Jim Jarmusch has always been a filmmaker who has made movies on his own terms. Heralded for his early work in black and white, including his directorial debut Permanent Vacation, it’s immediate follow-up Stranger Than Paradise, and Down by Law, Jarmusch is a filmmaker who revels in the mundane and the eccentric. His filmography is peppered with big name Hollywood talent and countercultural icons alike, with turns from the likes of Bill Murray and several key members of the Wu-Tang Clan frequently occupying the same narrative space. In later works like Ghost Dog: The Way of the Samurai and Only Lovers Left Alive, Jarmusch has toyed with broader ideas and conceits, but it will be for his smaller works populated by stranger characters like Night on Earth and Coffee and Cigarettes that most cinephiles will continue to refer to him. Continuing in that tradition, Paterson sees Jarmsuch at his most laid back, self-reflective, and concerned with the tedium of day-to-day life.

On first glance, Paterson is a far more intellectual exercise than many viewers might have been anticipating. Despite running behind a theatrical trailer that made Paterson out to be a feel good romantic comedy, the actual film is devoid of much in the way of volatile activity or inactivity. As a NJ Transit bus driver and aspiring poet named Paterson, living in Paterson, NJ, who habitually reads Paterson as written by the late resident poet William Carlos Williams, the circuitous nature of the film’s thematic tone can be a little inaccessible.
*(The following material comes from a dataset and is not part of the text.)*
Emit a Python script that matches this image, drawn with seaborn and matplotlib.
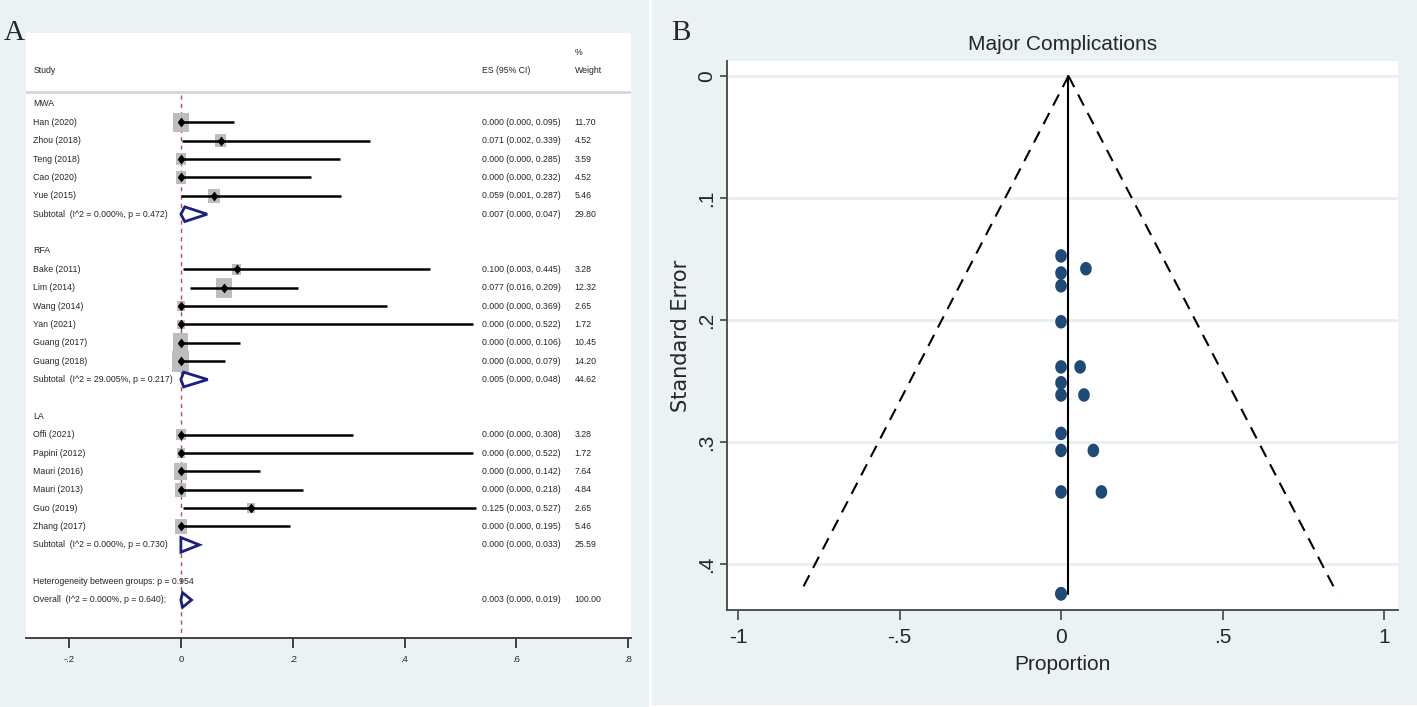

And the means by which Jarmusch constructs drama out of the banal can be frustrating. For the greater part of the movie’s 120 minute runtime, nothing really happens and the viewer is left in a state of peace, calm, and tranquility that is a true rarity in a day and age where big budget blockbusters rein a schizophrenic assault on the senses of the contemporary moviegoer.

But within Paterson there is a visual attention given to detailing every minute facet and vagary that is a welcome respite for those looking for something more mindful of humanitarian interests. If you’re willing to indulge Jarmusch and the rest of his cast and crew in the telling of an essentially anti-dramatic tone poem, than chances are you’ll find yourself loving Paterson despite yourself. The movie proceeds with a languid pace that feels too slow in certain moments, and not slow enough in others, and before you know it lead actor Adam Driver has become the conduit of human emotion and poetry. It’s easy to begin losing yourself in the hyper-reality of Jarmusch’s carefully articulated romanticism, and you begin to feel at home in Paterson to an extent that is unusual for most films. Paterson sets out to evoke the structure of poetry in terms of content, theme, and structure, and succeeds on all three counts.

At the heart of Paterson, beyond its lackadaisical pace and absence of any real source of tension, anxiety, or conflict, Driver delivers one of the most heartwarming lead roles from the past year. It’s unlikely that many will be willing to go along for what is an undoubtedly inconsequential ride through the dilapidated urban sprawl of Jarmusch’s imagination, but for those that do there’s a lot more to it than meets the eye. Instead of offering a true dramatic climax, towards the final quarter of the film a string of small moments between the many characters that make up the world of Paterson occur that provide a minor sense of catharsis. A jilted Romeo questions the point of the universe without love, Paterson’s girlfriend finds success at a local farmer’s market, and another poet makes a brief appearance signifying the spiritual renewal to be found through creativity in the face of even the most devastating of personal setbacks. Paterson, in its unassuming non-demands on the viewer’s attention, casts a spell on those willing to give in to its idiosyncratic spirit and be swept up in its communally minded rhyme scheme, meter, and verse.